To thesis writers, a “Severe Weather Notice” does not elicit the same concerns as it does for normal, happier students on campus. For the luckier majority not writing—we know, you told us so—such a notice brings a wave of relief. Dining services open? Check. Snow removal outside your front door? Double-check. Quad shuttle to talk about your feelings with your girlfriend in the Quad? Checkmate (on you).

We masochists who signed up to write a few dozen pages on a topic interesting only to us (and this not guaranteed) have different concerns. The notice sent out on Jan. 11 had us worried: does “essential personnel” include the Widener library staff?
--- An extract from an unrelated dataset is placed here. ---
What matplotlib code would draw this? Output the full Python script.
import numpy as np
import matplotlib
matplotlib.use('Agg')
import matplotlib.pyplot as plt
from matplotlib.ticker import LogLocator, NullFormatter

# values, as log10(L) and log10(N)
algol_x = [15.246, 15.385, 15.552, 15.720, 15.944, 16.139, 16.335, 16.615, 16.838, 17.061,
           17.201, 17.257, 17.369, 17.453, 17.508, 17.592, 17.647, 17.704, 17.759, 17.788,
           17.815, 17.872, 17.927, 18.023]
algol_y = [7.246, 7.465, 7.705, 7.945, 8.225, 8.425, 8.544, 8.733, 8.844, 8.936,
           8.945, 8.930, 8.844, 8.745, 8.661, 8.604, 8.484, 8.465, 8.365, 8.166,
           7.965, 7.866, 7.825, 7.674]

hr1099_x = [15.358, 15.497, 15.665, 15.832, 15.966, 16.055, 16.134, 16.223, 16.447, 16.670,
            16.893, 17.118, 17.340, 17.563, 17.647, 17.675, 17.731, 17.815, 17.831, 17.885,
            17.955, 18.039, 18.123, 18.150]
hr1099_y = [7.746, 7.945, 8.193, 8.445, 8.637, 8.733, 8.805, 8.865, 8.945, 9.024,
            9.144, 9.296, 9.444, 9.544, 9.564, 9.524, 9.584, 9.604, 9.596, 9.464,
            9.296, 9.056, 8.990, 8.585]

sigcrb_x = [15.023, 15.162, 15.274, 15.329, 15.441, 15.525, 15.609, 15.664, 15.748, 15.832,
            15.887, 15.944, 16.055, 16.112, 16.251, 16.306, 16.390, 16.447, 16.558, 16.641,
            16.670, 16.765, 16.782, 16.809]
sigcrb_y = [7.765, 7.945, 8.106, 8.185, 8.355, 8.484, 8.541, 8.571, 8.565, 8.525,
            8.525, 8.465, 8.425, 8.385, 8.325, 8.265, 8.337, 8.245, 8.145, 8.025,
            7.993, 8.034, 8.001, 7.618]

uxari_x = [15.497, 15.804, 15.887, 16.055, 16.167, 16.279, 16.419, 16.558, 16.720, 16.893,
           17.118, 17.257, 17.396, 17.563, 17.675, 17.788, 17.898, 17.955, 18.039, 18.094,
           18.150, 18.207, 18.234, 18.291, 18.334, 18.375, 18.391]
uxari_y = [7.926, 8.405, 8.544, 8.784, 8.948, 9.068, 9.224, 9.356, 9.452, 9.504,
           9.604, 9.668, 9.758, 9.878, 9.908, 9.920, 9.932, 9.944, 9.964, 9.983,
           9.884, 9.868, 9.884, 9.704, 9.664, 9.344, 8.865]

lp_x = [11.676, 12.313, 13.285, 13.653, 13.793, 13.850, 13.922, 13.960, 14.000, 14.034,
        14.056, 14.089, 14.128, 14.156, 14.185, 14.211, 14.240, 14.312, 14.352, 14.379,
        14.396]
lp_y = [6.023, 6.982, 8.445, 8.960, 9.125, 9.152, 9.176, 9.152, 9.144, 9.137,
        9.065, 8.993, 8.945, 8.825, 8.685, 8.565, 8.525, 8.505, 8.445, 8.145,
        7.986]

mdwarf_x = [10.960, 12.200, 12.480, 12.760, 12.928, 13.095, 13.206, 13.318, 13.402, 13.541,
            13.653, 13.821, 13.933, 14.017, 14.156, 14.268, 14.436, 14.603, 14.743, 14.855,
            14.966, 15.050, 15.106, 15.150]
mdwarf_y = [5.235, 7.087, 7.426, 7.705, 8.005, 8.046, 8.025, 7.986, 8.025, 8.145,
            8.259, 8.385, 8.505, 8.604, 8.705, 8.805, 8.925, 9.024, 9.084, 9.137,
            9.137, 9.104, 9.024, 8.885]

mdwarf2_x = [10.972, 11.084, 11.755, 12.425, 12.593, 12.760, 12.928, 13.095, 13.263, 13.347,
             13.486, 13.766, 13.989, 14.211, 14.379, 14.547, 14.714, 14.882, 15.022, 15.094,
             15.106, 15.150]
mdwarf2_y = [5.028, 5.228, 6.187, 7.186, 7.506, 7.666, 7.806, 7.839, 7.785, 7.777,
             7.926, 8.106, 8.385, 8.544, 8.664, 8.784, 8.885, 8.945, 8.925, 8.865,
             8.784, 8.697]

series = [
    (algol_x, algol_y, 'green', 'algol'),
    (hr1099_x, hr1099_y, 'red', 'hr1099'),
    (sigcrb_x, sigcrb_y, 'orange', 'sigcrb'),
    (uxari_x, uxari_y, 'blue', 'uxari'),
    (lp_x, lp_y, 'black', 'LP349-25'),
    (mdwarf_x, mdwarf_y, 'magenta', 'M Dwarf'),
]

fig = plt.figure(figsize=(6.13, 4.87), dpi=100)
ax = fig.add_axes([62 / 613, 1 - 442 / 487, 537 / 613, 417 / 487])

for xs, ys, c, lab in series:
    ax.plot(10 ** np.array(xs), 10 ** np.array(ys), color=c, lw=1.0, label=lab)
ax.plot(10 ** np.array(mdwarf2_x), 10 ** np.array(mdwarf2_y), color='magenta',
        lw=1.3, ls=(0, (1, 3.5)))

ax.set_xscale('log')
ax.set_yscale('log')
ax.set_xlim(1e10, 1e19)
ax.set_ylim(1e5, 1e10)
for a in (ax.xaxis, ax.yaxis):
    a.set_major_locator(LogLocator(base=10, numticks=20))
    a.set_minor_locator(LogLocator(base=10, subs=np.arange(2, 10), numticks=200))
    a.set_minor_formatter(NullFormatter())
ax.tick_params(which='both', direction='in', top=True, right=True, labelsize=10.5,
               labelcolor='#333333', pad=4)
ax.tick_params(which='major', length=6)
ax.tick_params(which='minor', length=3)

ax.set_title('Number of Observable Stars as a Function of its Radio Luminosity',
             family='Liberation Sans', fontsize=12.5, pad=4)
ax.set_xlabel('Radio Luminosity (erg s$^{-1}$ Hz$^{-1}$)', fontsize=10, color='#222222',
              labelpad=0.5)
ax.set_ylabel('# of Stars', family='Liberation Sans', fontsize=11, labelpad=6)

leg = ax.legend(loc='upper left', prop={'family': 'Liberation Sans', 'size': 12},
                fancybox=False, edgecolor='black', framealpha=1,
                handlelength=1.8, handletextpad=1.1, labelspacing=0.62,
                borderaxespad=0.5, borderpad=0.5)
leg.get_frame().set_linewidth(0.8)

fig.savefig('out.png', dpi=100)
The gasp that went up around the Widener reading rooms as we all received the e-mail notice will haunt me for years to come. Working in one’s room is a euphemism for everything besides actual progress. Snow covering Cambridge would be a double blow. Not only would thesis writers be reduced to a day of inaction—a real possibility when half of each day is already wasted in stressing, reading online articles, and commiserating—but also the snow banks piled up haphazardly by plows were destined to get messier and more difficult to vault over with time.

Luckily, the J-Term inmates are not created equal. There’s a hierarchy determined by work ethic, ingenuity and arrival date on campus. Thesis junkies who arrived in the first several days of January served a tour of duty we later arrivals cannot match in experience. They learned the jungle of the library in J-Term early; tolerating the rookies is part of their veteran duty.

In the chaos of the weather notice, such a Rambo took me under his wing. He didn’t just make it his mission to determine that the library would remain open. He pointed out an elevator straight to the back exit of the building I’d walked by many times without using. Saves five minutes each way. That’s a lot of time I can spend at my carrel, watching YouTube.

Thesis writing, and J-Term in general, is about the buddy system. We second-week arrivals are just trying to stay alive in this crossfire of winter storms and distraction. The early guard showing the way are Harvard’s real essential personnel.